--- Do this ---
Transcribe the material exactly. Images do not belong in the copy.
━━━
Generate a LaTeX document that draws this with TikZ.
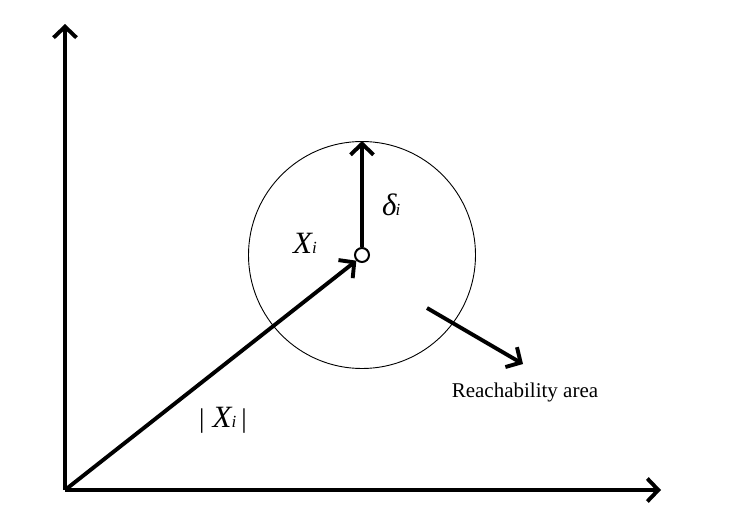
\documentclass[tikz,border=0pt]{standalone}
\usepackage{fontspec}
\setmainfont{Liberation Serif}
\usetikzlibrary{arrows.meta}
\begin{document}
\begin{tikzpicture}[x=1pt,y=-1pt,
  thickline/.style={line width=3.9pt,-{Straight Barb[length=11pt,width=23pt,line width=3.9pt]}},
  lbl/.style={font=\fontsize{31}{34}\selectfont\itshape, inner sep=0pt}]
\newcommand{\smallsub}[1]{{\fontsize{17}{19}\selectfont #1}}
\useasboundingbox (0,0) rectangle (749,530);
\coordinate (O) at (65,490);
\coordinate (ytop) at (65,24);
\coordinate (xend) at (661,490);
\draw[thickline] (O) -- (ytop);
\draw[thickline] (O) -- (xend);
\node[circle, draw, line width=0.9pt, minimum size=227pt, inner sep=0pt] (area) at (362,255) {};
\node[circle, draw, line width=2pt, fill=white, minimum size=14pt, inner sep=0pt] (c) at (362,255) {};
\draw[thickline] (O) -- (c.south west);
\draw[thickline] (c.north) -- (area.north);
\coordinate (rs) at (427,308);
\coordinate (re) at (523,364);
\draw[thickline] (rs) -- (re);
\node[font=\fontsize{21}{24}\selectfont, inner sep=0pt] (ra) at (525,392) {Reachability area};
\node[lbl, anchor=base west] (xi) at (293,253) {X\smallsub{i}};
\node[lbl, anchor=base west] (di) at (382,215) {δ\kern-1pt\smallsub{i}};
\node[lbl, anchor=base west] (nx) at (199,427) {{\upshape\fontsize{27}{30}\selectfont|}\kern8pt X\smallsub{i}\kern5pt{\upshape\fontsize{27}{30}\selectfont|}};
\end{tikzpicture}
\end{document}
━━━
--- Solution to this problem ---
Generate a LaTeX document that draws this with TikZ.
\documentclass[tikz,border=0pt]{standalone}
\usepackage{fontspec}
\setmainfont{Liberation Serif}
\usetikzlibrary{arrows.meta}
\begin{document}
\begin{tikzpicture}[x=1pt,y=-1pt,
  thickline/.style={line width=3.9pt,-{Straight Barb[length=11pt,width=23pt,line width=3.9pt]}},
  lbl/.style={font=\fontsize{31}{34}\selectfont\itshape, inner sep=0pt}]
\newcommand{\smallsub}[1]{{\fontsize{17}{19}\selectfont #1}}
\useasboundingbox (0,0) rectangle (749,530);
\coordinate (O) at (65,490);
\coordinate (ytop) at (65,24);
\coordinate (xend) at (661,490);
\draw[thickline] (O) -- (ytop);
\draw[thickline] (O) -- (xend);
\node[circle, draw, line width=0.9pt, minimum size=227pt, inner sep=0pt] (area) at (362,255) {};
\node[circle, draw, line width=2pt, fill=white, minimum size=14pt, inner sep=0pt] (c) at (362,255) {};
\draw[thickline] (O) -- (c.south west);
\draw[thickline] (c.north) -- (area.north);
\coordinate (rs) at (427,308);
\coordinate (re) at (523,364);
\draw[thickline] (rs) -- (re);
\node[font=\fontsize{21}{24}\selectfont, inner sep=0pt] (ra) at (525,392) {Reachability area};
\node[lbl, anchor=base west] (xi) at (293,253) {X\smallsub{i}};
\node[lbl, anchor=base west] (di) at (382,215) {δ\kern-1pt\smallsub{i}};
\node[lbl, anchor=base west] (nx) at (199,427) {{\upshape\fontsize{27}{30}\selectfont|}\kern8pt X\smallsub{i}\kern5pt{\upshape\fontsize{27}{30}\selectfont|}};
\end{tikzpicture}
\end{document}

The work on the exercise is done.